STORED DATA:

☆ ☆ ☆ ☆ ☆ ☆ ☆

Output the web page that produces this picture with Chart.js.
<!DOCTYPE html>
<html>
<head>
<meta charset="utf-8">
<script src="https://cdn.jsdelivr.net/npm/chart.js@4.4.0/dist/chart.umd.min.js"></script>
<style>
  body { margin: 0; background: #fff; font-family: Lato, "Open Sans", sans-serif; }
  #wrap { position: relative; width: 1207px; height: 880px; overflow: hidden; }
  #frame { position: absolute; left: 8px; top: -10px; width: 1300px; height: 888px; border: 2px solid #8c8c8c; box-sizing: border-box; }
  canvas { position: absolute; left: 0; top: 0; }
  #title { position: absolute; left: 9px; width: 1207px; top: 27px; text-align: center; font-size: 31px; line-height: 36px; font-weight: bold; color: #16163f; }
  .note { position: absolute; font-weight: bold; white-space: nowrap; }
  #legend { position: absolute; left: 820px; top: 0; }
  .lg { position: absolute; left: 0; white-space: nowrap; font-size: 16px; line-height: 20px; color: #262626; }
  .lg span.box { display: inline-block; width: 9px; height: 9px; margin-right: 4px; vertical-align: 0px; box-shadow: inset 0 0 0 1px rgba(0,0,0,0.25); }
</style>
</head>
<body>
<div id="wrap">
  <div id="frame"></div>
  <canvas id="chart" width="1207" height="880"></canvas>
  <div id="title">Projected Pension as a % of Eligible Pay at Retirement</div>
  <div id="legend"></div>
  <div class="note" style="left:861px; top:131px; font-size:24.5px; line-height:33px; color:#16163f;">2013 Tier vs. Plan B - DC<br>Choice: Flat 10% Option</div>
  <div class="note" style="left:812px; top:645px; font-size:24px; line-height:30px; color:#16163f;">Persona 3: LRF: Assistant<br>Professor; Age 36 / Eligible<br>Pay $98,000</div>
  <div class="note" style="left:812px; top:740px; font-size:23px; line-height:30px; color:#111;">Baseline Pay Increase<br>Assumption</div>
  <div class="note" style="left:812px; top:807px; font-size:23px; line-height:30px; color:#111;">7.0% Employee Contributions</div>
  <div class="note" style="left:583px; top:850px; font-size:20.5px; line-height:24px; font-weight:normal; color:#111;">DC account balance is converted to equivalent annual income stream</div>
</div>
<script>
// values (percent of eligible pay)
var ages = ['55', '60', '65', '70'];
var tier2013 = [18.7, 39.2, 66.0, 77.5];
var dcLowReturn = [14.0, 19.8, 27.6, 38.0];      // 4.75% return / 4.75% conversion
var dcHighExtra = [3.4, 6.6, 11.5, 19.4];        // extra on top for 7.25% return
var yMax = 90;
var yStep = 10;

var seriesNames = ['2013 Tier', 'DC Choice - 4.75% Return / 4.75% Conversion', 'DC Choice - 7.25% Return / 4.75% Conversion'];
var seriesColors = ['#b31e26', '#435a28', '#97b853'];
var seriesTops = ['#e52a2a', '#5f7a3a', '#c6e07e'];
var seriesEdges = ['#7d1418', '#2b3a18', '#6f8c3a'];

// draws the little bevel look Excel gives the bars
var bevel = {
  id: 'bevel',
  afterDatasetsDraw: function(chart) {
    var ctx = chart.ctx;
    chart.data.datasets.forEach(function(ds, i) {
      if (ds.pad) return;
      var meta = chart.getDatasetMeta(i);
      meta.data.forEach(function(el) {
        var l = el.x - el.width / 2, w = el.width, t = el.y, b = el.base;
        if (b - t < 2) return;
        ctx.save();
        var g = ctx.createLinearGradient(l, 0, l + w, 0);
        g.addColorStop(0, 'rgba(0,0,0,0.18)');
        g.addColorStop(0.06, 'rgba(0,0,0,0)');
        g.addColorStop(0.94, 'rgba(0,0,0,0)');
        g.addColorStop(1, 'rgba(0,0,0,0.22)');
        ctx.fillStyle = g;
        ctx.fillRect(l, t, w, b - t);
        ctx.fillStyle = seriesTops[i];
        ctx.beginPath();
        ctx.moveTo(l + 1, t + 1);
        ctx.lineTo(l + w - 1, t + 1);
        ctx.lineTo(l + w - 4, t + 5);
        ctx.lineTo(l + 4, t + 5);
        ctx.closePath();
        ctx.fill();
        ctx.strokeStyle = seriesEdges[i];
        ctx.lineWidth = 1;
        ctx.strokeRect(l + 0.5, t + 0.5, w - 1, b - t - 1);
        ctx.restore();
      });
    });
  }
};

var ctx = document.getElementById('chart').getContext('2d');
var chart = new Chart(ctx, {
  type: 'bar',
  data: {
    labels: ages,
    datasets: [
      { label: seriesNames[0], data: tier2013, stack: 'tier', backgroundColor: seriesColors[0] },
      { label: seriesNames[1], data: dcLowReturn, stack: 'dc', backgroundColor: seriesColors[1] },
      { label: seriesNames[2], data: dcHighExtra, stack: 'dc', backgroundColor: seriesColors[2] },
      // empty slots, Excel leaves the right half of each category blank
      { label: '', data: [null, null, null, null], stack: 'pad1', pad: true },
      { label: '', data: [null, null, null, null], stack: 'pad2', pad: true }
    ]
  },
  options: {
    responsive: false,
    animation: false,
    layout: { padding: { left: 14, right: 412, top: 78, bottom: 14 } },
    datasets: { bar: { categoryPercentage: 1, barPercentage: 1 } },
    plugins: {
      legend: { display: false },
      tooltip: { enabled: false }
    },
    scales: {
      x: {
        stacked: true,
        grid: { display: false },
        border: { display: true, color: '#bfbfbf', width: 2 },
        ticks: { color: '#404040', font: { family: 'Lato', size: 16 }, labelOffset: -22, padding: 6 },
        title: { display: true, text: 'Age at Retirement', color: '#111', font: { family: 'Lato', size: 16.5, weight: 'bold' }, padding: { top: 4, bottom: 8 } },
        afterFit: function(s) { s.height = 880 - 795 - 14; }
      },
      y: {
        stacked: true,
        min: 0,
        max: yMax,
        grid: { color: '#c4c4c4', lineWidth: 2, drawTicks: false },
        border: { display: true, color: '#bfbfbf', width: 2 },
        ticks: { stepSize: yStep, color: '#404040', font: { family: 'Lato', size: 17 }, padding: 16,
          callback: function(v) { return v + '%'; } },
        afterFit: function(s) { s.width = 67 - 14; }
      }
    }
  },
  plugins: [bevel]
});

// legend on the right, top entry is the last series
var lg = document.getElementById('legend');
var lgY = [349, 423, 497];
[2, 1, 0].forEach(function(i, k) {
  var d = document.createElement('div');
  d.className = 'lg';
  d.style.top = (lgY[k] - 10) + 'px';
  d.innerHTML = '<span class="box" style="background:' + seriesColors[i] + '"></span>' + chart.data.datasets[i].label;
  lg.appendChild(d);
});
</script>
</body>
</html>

☆ ☆ ☆ ☆ ☆ ☆ ☆

WHAT IS EXPECTED:
Scan the lines above for "picture", then copy every one that has it.

WRITTEN SOLUTION:
Output the web page that produces this picture with Chart.js.

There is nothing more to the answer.